== Short task ==
Your task is to repeat the entries word for word while leaving out the pictures.

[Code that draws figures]
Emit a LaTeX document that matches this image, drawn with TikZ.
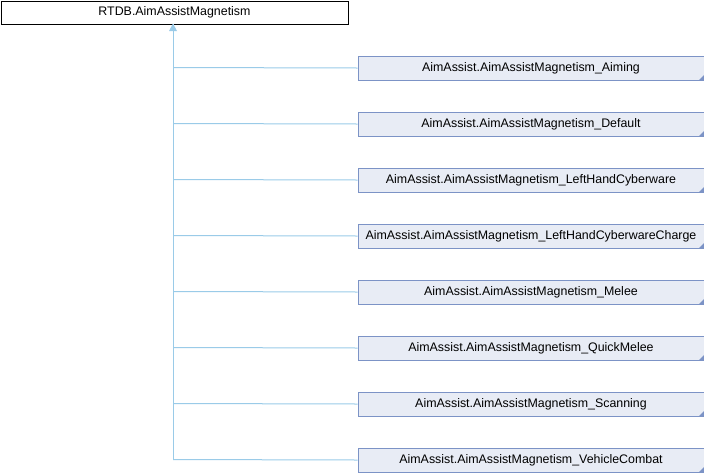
\documentclass[tikz,border=0pt]{standalone}
\usepackage{fontspec}
\setmainfont{Liberation Sans}
\usetikzlibrary{arrows.meta}
\definecolor{boxfill}{HTML}{E8ECF5}
\definecolor{boxline}{HTML}{7C93C6}
\definecolor{edgecol}{HTML}{9ACBE8}
\tikzset{
  basebox/.style={draw=black, fill=white, line width=1pt, minimum width=347pt, minimum height=23pt, inner sep=0pt, font=\fontsize{12.4}{13}\selectfont, anchor=north west},
  childbox/.style={draw=boxline, fill=boxfill, line width=1pt, minimum width=346pt, minimum height=24pt, inner sep=0pt, font=\fontsize{12.4}{13}\selectfont, anchor=north west},
  edge/.style={draw=edgecol, line width=1pt},
}
\begin{document}
\begin{tikzpicture}[x=1pt,y=-1pt]
\useasboundingbox (0,0) rectangle (704,472);
\node[basebox] (base) at (0.5,0.5) {RTDB.AimAssistMagnetism};
\coordinate (trunk) at (173,23.5);
\foreach \i/\name in {0/Aiming,1/Default,2/LeftHandCyberware,3/LeftHandCyberwareCharge,4/Melee,5/QuickMelee,6/Scanning,7/VehicleCombat}{
  \node[childbox] (c\i) at (357.5,{55.5+56*\i}) {AimAssist.AimAssistMagnetism\_\name};
  \fill[boxline] (c\i.south east) -- ++(0,-6) -- ++(-6,6) -- cycle;
  \coordinate (j\i) at (173,{67.5+56*\i});
  \draw[edge] (j\i) -- (c\i.west);
}
\draw[edge] (j7) -- (trunk);
\fill[edgecol] (trunk) -- (169,31) -- (177,31) -- cycle;
\end{tikzpicture}
\end{document}
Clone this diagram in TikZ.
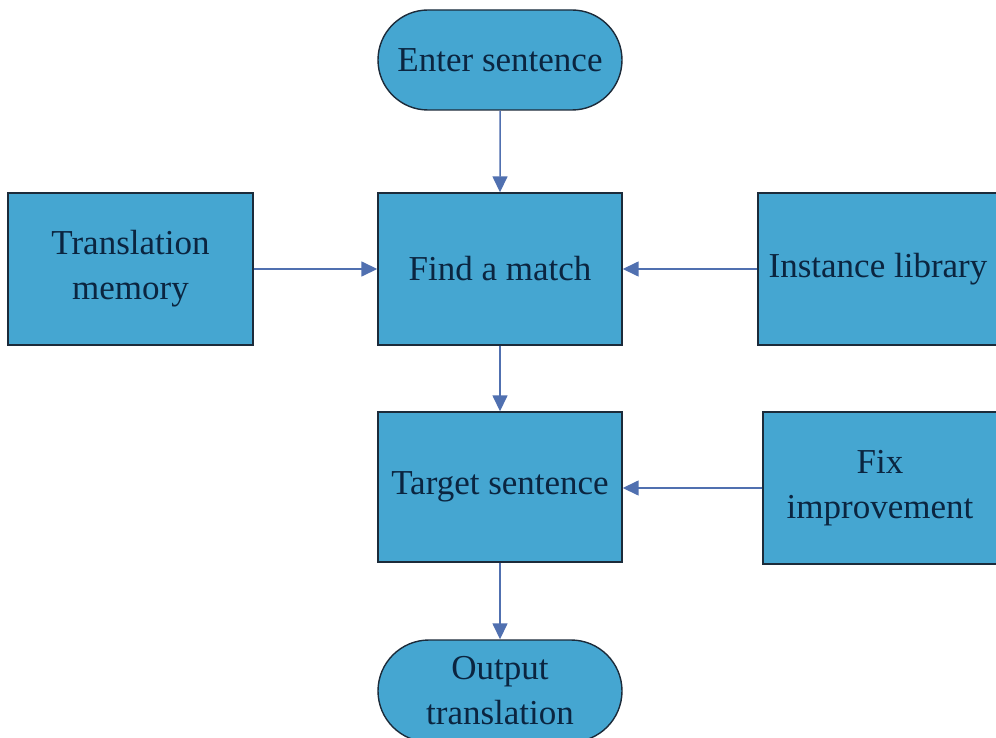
\documentclass[tikz,border=0pt]{standalone}
\usepackage{fontspec}
\setmainfont{Liberation Serif}
\usetikzlibrary{arrows.meta,shapes.misc}
\definecolor{boxfill}{HTML}{45A6D1}
\definecolor{boxline}{HTML}{1C2B3A}
\definecolor{arrowc}{HTML}{5070B0}
\definecolor{txt}{HTML}{0B2540}
\begin{document}
\begin{tikzpicture}[x=1pt,y=-1pt,
  box/.style={draw=boxline,line width=1.4pt,fill=boxfill,rectangle,inner sep=0pt,
    text=txt,align=center,font=\fontsize{35}{45}\selectfont},
  term/.style={box,rounded rectangle},
  conn/.style={draw=arrowc,line width=1.5pt,-{Triangle[length=16pt,width=15pt]}}]
\clip (0,0) rectangle (996,738);
\fill[white] (0,0) rectangle (996,738);
\node[term,minimum width=244pt,minimum height=100pt] (enter) at (500,60) {Enter sentence};
\node[box,minimum width=244pt,minimum height=152pt] (find) at (500,269) {Find a match};
\node[box,minimum width=245pt,minimum height=152pt] (tm) at (130.5,269) {Translation\\memory};
\node[box,minimum width=240pt,minimum height=152pt] (inst) at (878,269) {Instance library};
\node[box,minimum width=244pt,minimum height=150pt] (target) at (500,487) {Target sentence};
\node[box,minimum width=234pt,minimum height=152pt] (fix) at (880,488) {Fix\\improvement};
\node[term,minimum width=244pt,minimum height=102pt] (out) at (500,691) {Output\\translation};
\draw[conn] (enter) -- (find);
\draw[conn] (find) -- (target);
\draw[conn] (target) -- (out);
\draw[conn] (tm) -- (find);
\draw[conn] (inst) -- (find);
\draw[conn] (fix.west) -- (target.east |- fix.west);
\end{tikzpicture}
\end{document}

== Final result ==
Emit a LaTeX document that matches this image, drawn with TikZ.
\documentclass[tikz,border=0pt]{standalone}
\usepackage{fontspec}
\setmainfont{Liberation Sans}
\usetikzlibrary{arrows.meta}
\definecolor{boxfill}{HTML}{E8ECF5}
\definecolor{boxline}{HTML}{7C93C6}
\definecolor{edgecol}{HTML}{9ACBE8}
\tikzset{
  basebox/.style={draw=black, fill=white, line width=1pt, minimum width=347pt, minimum height=23pt, inner sep=0pt, font=\fontsize{12.4}{13}\selectfont, anchor=north west},
  childbox/.style={draw=boxline, fill=boxfill, line width=1pt, minimum width=346pt, minimum height=24pt, inner sep=0pt, font=\fontsize{12.4}{13}\selectfont, anchor=north west},
  edge/.style={draw=edgecol, line width=1pt},
}
\begin{document}
\begin{tikzpicture}[x=1pt,y=-1pt]
\useasboundingbox (0,0) rectangle (704,472);
\node[basebox] (base) at (0.5,0.5) {RTDB.AimAssistMagnetism};
\coordinate (trunk) at (173,23.5);
\foreach \i/\name in {0/Aiming,1/Default,2/LeftHandCyberware,3/LeftHandCyberwareCharge,4/Melee,5/QuickMelee,6/Scanning,7/VehicleCombat}{
  \node[childbox] (c\i) at (357.5,{55.5+56*\i}) {AimAssist.AimAssistMagnetism\_\name};
  \fill[boxline] (c\i.south east) -- ++(0,-6) -- ++(-6,6) -- cycle;
  \coordinate (j\i) at (173,{67.5+56*\i});
  \draw[edge] (j\i) -- (c\i.west);
}
\draw[edge] (j7) -- (trunk);
\fill[edgecol] (trunk) -- (169,31) -- (177,31) -- cycle;
\end{tikzpicture}
\end{document}
Clone this diagram in TikZ.
\documentclass[tikz,border=0pt]{standalone}
\usepackage{fontspec}
\setmainfont{Liberation Serif}
\usetikzlibrary{arrows.meta,shapes.misc}
\definecolor{boxfill}{HTML}{45A6D1}
\definecolor{boxline}{HTML}{1C2B3A}
\definecolor{arrowc}{HTML}{5070B0}
\definecolor{txt}{HTML}{0B2540}
\begin{document}
\begin{tikzpicture}[x=1pt,y=-1pt,
  box/.style={draw=boxline,line width=1.4pt,fill=boxfill,rectangle,inner sep=0pt,
    text=txt,align=center,font=\fontsize{35}{45}\selectfont},
  term/.style={box,rounded rectangle},
  conn/.style={draw=arrowc,line width=1.5pt,-{Triangle[length=16pt,width=15pt]}}]
\clip (0,0) rectangle (996,738);
\fill[white] (0,0) rectangle (996,738);
\node[term,minimum width=244pt,minimum height=100pt] (enter) at (500,60) {Enter sentence};
\node[box,minimum width=244pt,minimum height=152pt] (find) at (500,269) {Find a match};
\node[box,minimum width=245pt,minimum height=152pt] (tm) at (130.5,269) {Translation\\memory};
\node[box,minimum width=240pt,minimum height=152pt] (inst) at (878,269) {Instance library};
\node[box,minimum width=244pt,minimum height=150pt] (target) at (500,487) {Target sentence};
\node[box,minimum width=234pt,minimum height=152pt] (fix) at (880,488) {Fix\\improvement};
\node[term,minimum width=244pt,minimum height=102pt] (out) at (500,691) {Output\\translation};
\draw[conn] (enter) -- (find);
\draw[conn] (find) -- (target);
\draw[conn] (target) -- (out);
\draw[conn] (tm) -- (find);
\draw[conn] (inst) -- (find);
\draw[conn] (fix.west) -- (target.east |- fix.west);
\end{tikzpicture}
\end{document}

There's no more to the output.